For the past two seasons the San Diego Padres' offense has finished at the bottom of the major leagues. But the team's fans can take heart, help might finally be on the way. According to a new study published by the University of California at Berkeley, the rising temperatures associated with dangerous global warming should also extend to the Padres' cold bats, improving the team's chances of making the playoffs.
"The devastating effects of global warming include melting polar ice caps, rising ocean levels, altered ecosystems, accelerated extinction of species, disrupted food supplies, and the downward spiral of economies," reported the study, published last week by UC-Berkeley's Department of Environmental Science, Policy, and Management. "But there is a silver lining here: The earth's widespread rising temperatures should also heat up the Padres' bats--even David Eckstein's ice cold bat."
While the study concluded that it might take "up to two decades" for the Padres' bats to heat up enough to make a run at the playoffs, some evidence shows global warming is already having a positive impact on the team's offense. The study cited data showing that the Padres' bats did exhibit mild warming last year, moving from 30th out of 30 teams in 2008, up to 29th in 2009.
The earth's rising temperatures could put the San Diego Zoo's polar bear exhibit on thin ice, but global warming could also be a boon for the city's professional baseball team.

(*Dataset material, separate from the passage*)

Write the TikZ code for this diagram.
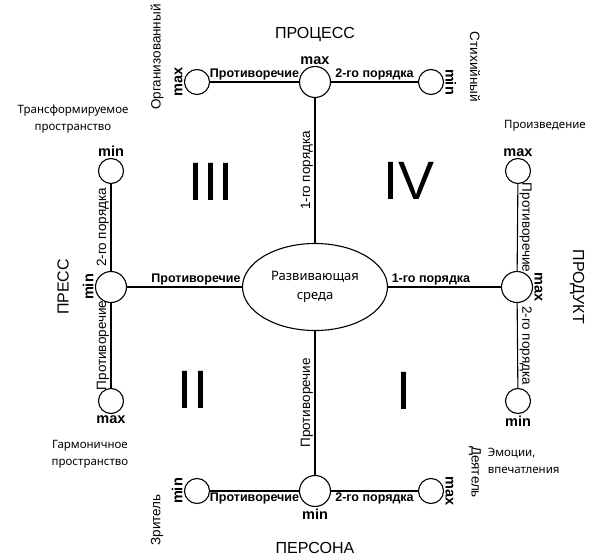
\documentclass[tikz,border=0pt]{standalone}
\usepackage{fontspec}
\setmainfont{Liberation Sans}
\newfontfamily\notosans{Noto Sans}
\usetikzlibrary{shapes.geometric}
\begin{document}
\begin{tikzpicture}[x=1pt,y=-1pt, line width=1.1pt, %Escala em pontos, eixo y para baixo
	polo/.style={circle, draw, minimum size=31pt, inner sep=0pt},
	extremo/.style={circle, draw, minimum size=25pt, inner sep=0pt},
	rotulo/.style={font=\fontsize{12.5}{14}\selectfont\bfseries, inner sep=1.5pt},
	vertical/.style={font=\fontsize{13.5}{15}\selectfont, inner sep=1.5pt},
	grau/.style={font=\fontsize{14.5}{16}\selectfont\bfseries, inner sep=1pt},
	nome/.style={font=\fontsize{16}{18}\selectfont},
	nota/.style={font=\notosans\fontsize{11.5}{17}\selectfont, align=center},
	nota2/.style={font=\fontsize{13.5}{15}\selectfont},
	quadrante/.style={font=\fontsize{54}{54}\selectfont}]
	\useasboundingbox (0,0) rectangle (592,559);
	%Centro
	\node[ellipse, draw, minimum width=145pt, minimum height=87pt, align=center,
		font=\notosans\fontsize{13}{19}\selectfont] (centro) at (315,287) {Развивающая\\среда};
	%Polos
	\node[polo] (processo) at (315,82) {};
	\node[polo] (persona) at (315,491) {};
	\node[polo] (press) at (111,287) {};
	\node[polo] (produto) at (517,287) {};
	%Extremos
	\node[extremo] (procMax) at (197,82) {};
	\node[extremo] (procMin) at (431,82) {};
	\node[extremo] (persMin) at (197,491) {};
	\node[extremo] (persMax) at (431,491) {};
	\node[extremo] (pressMin) at (111,171) {};
	\node[extremo] (pressMax) at (111,401) {};
	\node[extremo] (prodMax) at (518,171) {};
	\node[extremo] (prodMin) at (518,401) {};
	%Eixos
	\draw (centro) -- node[vertical, midway, rotate=90, anchor=south] {1-го порядка} (processo);
	\draw (centro) -- node[vertical, midway, rotate=90, anchor=south] {Противоречие} (persona);
	\draw (press) -- node[rotulo, pos=0.6, above] {Противоречие} (centro);
	\draw (centro) -- node[rotulo, pos=0.38, above] {1-го порядка} (produto);
	\draw (procMax) -- node[rotulo, above] {Противоречие} (processo);
	\draw (processo) -- node[rotulo, above] {2-го порядка} (procMin);
	\draw (persMin) -- node[rotulo, below] {Противоречие} (persona);
	\draw (persona) -- node[rotulo, below] {2-го порядка} (persMax);
	\draw (pressMin) -- node[vertical, midway, rotate=90, anchor=south] {2-го порядка} (press);
	\draw (press) -- node[vertical, midway, rotate=90, anchor=south] {Противоречие} (pressMax);
	\draw (prodMax) -- node[vertical, midway, rotate=-90, anchor=south] {Противоречие} (produto);
	\draw (produto) -- node[vertical, midway, rotate=-90, anchor=south] {2-го порядка} (prodMin);
	%max e min
	\node[grau, above] (gProc) at (processo.north) {max};
	\node[grau, below] (gPers) at (persona.south) {min};
	\node[grau, rotate=90, anchor=south] (gPress) at (press.west) {min};
	\node[grau, rotate=-90, anchor=south] (gProd) at (produto.east) {max};
	\node[grau, rotate=90, anchor=south] (gProcMax) at (procMax.west) {max};
	\node[grau, rotate=-90, anchor=south] (gProcMin) at (procMin.east) {min};
	\node[grau, rotate=90, anchor=south] (gPersMin) at (persMin.west) {min};
	\node[grau, rotate=-90, anchor=south] (gPersMax) at (persMax.east) {max};
	\node[grau, above] (gPressMin) at (pressMin.north) {min};
	\node[grau, below] (gPressMax) at (pressMax.south) {max};
	\node[grau, above] (gProdMax) at (prodMax.north) {max};
	\node[grau, below] (gProdMin) at (prodMin.south) {min};
	%Nomes dos polos
	\node[nome] (tProc) at (315,35) {ПРОЦЕСС};
	\node[nome] (tPers) at (315,548) {ПЕРСОНА};
	\node[nome, rotate=90] (tPress) at (63,287) {ПРЕСС};
	\node[nome, rotate=-90] (tProd) at (577,287) {ПРОДУКТ};
	%Notas
	\node[nota2, rotate=90] (nOrg) at (157,57) {Организованный};
	\node[nota2, rotate=-90] (nStix) at (475,67) {Стихийный};
	\node[nota2, rotate=90] (nZrit) at (157,520) {Зритель};
	\node[nota2, rotate=-90] (nDeyat) at (475,472) {Деятель};
	\node[nota] (nTrans) at (73,119) {Трансформируемое\\пространство};
	\node[nota] (nGarm) at (90,454) {Гармоничное\\пространство};
	\node[nota] (nProiz) at (545,126) {Произведение};
	\node[nota, align=left, anchor=west] (nEmo) at (484,461) {Эмоции,\\впечатления};
	%Quadrantes
	\node[quadrante] (q3) at (211,182) {III};
	\node[quadrante] (q4) at (409,181) {IV};
	\node[quadrante] (q2) at (193,390) {II};
	\node[quadrante] (q1) at (404,391) {I};
\end{tikzpicture}
\end{document}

The scientific community seems to be in agreement on the issue of global warming heating up the Padres' cold bats. However, not everyone is convinced. ESPN's Tim Kurkjian counts himself among the skeptics. "We all know that the Padres' only good hitter, Adrian Gonzalez, is going to be traded away by the All-Star break," explained Kurkjian, "so if anything, in the second half of 2010 we should expect the Padres' bats to experience further cooling."